▶ Problem details
Start at the top of the records and, please, print each line exactly through the line that contains "const yLabels = ['1','2','3','4','5','6','7','8','9'];", leaving out all pictures.

## START

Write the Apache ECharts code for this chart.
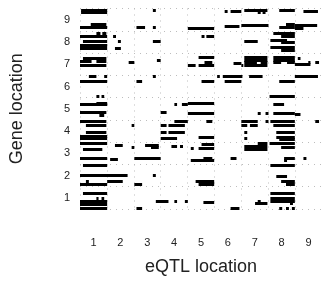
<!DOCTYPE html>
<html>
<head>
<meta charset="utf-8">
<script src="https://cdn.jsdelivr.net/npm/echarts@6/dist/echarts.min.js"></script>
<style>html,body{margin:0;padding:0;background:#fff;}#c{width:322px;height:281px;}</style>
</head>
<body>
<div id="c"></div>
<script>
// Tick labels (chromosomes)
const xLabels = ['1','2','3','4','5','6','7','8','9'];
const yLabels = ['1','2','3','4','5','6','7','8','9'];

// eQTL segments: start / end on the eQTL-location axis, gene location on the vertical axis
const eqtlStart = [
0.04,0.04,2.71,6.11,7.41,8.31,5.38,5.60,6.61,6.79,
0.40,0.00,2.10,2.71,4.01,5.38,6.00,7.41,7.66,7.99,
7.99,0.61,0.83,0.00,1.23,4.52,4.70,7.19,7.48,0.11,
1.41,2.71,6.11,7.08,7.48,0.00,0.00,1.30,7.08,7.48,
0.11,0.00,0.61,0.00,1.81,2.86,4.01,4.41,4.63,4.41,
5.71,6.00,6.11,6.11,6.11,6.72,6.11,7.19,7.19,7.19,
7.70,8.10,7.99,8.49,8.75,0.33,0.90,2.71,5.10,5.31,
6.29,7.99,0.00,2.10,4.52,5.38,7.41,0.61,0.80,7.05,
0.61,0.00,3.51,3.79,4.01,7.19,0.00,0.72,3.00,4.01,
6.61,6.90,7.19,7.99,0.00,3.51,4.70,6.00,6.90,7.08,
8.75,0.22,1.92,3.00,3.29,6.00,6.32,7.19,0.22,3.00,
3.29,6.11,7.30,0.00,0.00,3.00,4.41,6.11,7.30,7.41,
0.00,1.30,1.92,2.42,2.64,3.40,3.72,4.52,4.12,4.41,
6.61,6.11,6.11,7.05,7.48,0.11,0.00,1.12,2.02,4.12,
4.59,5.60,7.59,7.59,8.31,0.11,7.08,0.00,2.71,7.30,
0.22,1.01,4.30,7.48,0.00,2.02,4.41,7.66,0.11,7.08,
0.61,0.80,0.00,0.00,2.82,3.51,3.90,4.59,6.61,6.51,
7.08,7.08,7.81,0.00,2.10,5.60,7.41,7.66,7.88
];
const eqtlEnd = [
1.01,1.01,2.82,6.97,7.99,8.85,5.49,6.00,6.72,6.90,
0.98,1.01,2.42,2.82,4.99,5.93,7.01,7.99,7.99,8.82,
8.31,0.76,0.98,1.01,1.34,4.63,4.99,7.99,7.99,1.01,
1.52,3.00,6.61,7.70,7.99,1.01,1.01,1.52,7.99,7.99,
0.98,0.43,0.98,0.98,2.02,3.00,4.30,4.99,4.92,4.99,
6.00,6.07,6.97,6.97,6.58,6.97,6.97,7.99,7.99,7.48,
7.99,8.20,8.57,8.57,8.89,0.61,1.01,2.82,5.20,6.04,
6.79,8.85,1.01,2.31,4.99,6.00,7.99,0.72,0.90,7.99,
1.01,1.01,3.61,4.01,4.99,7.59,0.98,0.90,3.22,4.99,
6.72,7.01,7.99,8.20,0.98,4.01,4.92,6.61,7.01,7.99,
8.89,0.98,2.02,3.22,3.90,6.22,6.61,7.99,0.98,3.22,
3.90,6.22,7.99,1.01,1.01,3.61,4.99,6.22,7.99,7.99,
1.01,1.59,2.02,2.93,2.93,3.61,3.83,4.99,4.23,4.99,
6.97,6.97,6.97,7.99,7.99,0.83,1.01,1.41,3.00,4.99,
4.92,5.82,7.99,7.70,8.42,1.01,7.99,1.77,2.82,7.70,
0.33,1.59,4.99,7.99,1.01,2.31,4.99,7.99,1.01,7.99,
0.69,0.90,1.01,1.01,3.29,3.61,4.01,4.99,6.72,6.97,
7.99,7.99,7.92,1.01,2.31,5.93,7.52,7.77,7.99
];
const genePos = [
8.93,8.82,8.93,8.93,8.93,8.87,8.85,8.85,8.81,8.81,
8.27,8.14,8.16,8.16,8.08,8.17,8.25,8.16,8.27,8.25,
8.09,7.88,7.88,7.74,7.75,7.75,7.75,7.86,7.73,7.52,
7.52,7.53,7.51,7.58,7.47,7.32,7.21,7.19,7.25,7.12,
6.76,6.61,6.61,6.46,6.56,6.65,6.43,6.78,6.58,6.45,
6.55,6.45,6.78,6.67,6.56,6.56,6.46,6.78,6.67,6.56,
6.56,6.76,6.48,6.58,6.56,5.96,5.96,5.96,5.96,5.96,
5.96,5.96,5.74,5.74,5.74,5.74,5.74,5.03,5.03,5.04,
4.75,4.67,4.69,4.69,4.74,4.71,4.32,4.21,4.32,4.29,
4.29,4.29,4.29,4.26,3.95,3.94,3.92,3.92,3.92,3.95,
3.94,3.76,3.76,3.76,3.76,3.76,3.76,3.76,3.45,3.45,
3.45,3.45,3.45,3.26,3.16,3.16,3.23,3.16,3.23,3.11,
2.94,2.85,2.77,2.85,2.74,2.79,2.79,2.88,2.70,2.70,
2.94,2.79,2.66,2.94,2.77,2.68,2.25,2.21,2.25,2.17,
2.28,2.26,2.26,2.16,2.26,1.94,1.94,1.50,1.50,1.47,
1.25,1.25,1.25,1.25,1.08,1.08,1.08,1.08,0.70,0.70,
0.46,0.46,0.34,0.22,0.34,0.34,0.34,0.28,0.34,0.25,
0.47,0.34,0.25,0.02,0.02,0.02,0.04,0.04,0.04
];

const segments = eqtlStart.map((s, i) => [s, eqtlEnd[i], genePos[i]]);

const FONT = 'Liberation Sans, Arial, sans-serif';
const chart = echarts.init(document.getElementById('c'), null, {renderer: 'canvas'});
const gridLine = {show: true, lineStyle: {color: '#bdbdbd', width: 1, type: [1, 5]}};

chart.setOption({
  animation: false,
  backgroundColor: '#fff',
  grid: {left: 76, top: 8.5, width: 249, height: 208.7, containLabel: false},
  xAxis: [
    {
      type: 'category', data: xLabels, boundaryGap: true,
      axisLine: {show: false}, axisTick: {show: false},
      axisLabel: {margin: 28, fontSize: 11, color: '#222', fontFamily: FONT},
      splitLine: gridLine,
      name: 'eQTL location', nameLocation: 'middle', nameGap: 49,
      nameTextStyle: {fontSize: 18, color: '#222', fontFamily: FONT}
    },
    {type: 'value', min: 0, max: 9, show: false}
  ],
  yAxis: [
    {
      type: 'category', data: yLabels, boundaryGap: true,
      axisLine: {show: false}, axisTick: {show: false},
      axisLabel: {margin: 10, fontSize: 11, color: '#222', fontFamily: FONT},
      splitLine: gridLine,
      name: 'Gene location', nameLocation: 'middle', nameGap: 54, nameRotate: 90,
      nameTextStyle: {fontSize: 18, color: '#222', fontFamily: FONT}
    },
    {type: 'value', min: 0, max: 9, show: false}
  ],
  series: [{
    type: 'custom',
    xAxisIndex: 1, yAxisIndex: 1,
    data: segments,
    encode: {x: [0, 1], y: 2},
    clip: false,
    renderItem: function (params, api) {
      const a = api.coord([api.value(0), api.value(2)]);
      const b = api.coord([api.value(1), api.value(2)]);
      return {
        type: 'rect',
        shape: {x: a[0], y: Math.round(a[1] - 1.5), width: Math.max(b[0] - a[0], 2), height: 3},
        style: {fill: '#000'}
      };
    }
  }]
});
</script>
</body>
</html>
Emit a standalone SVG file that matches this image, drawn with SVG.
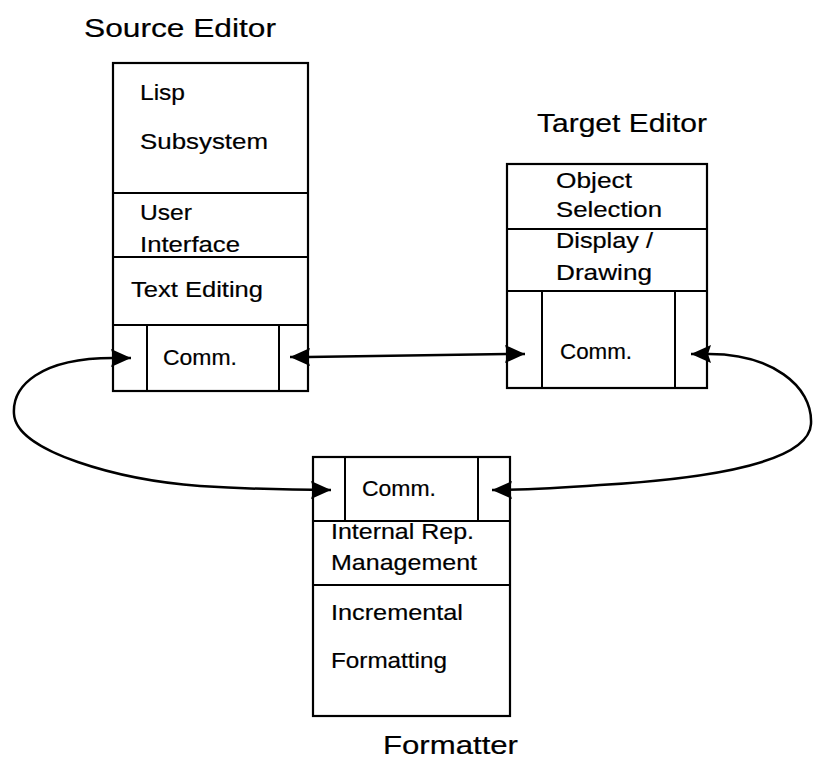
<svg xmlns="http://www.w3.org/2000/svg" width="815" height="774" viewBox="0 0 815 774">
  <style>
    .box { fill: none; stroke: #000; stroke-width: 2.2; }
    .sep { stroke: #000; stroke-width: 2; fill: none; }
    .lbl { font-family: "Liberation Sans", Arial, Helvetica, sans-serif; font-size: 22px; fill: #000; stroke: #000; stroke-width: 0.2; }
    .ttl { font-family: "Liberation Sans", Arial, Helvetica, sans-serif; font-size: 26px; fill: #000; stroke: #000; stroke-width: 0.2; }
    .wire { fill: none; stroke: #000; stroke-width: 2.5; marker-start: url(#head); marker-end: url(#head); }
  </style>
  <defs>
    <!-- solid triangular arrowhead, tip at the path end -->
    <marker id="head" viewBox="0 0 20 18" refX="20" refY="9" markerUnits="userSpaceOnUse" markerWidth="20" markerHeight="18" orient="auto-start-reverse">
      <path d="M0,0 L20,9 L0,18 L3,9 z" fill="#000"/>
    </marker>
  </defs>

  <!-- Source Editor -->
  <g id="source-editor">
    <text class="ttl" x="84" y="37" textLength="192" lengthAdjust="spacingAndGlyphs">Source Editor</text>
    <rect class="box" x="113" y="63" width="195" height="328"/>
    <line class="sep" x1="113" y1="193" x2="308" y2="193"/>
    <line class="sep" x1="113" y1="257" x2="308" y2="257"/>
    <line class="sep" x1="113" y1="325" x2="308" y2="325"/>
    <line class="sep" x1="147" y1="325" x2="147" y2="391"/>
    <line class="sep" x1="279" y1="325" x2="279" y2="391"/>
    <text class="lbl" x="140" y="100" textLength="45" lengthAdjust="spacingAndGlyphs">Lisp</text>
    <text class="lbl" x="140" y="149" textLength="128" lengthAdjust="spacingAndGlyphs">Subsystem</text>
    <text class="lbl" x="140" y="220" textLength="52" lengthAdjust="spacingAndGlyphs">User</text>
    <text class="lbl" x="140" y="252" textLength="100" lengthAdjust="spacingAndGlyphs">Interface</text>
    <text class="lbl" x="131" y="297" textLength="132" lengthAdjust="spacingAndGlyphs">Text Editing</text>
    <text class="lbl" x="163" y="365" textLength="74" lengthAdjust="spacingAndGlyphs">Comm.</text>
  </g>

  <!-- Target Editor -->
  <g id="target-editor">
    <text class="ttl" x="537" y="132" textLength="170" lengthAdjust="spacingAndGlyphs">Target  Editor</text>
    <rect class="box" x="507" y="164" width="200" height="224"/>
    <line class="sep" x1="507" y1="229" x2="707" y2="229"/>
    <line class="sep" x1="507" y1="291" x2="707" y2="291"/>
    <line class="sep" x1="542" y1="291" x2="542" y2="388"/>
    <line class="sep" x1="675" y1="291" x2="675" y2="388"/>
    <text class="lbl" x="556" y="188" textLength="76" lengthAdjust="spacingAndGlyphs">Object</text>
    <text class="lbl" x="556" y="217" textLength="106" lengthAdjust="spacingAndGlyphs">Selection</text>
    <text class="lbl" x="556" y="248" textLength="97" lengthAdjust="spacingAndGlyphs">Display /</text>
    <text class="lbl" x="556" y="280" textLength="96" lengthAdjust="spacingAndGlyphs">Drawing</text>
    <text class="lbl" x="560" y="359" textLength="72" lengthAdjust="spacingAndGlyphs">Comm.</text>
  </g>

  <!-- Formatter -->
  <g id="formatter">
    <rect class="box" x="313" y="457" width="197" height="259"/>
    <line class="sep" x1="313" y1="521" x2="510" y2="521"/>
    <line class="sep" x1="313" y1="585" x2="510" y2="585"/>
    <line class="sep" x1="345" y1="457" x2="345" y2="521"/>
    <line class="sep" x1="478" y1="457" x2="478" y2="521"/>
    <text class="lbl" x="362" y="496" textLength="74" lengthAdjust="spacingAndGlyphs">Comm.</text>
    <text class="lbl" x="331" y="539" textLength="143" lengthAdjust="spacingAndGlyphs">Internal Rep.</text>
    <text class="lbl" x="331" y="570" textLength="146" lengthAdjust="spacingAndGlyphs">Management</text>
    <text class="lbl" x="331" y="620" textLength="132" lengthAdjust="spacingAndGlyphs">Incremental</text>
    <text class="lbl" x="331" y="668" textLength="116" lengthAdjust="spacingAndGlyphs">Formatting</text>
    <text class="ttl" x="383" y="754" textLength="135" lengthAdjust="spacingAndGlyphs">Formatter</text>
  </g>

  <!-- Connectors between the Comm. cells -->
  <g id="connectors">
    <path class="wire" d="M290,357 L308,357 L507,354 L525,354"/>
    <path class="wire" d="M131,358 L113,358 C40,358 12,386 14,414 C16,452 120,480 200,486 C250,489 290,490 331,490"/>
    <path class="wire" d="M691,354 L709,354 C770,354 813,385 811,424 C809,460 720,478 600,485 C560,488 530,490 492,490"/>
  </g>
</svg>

## END

▶ Problem solution
Write the Apache ECharts code for this chart.
<!DOCTYPE html>
<html>
<head>
<meta charset="utf-8">
<script src="https://cdn.jsdelivr.net/npm/echarts@6/dist/echarts.min.js"></script>
<style>html,body{margin:0;padding:0;background:#fff;}#c{width:322px;height:281px;}</style>
</head>
<body>
<div id="c"></div>
<script>
// Tick labels (chromosomes)
const xLabels = ['1','2','3','4','5','6','7','8','9'];
const yLabels = ['1','2','3','4','5','6','7','8','9'];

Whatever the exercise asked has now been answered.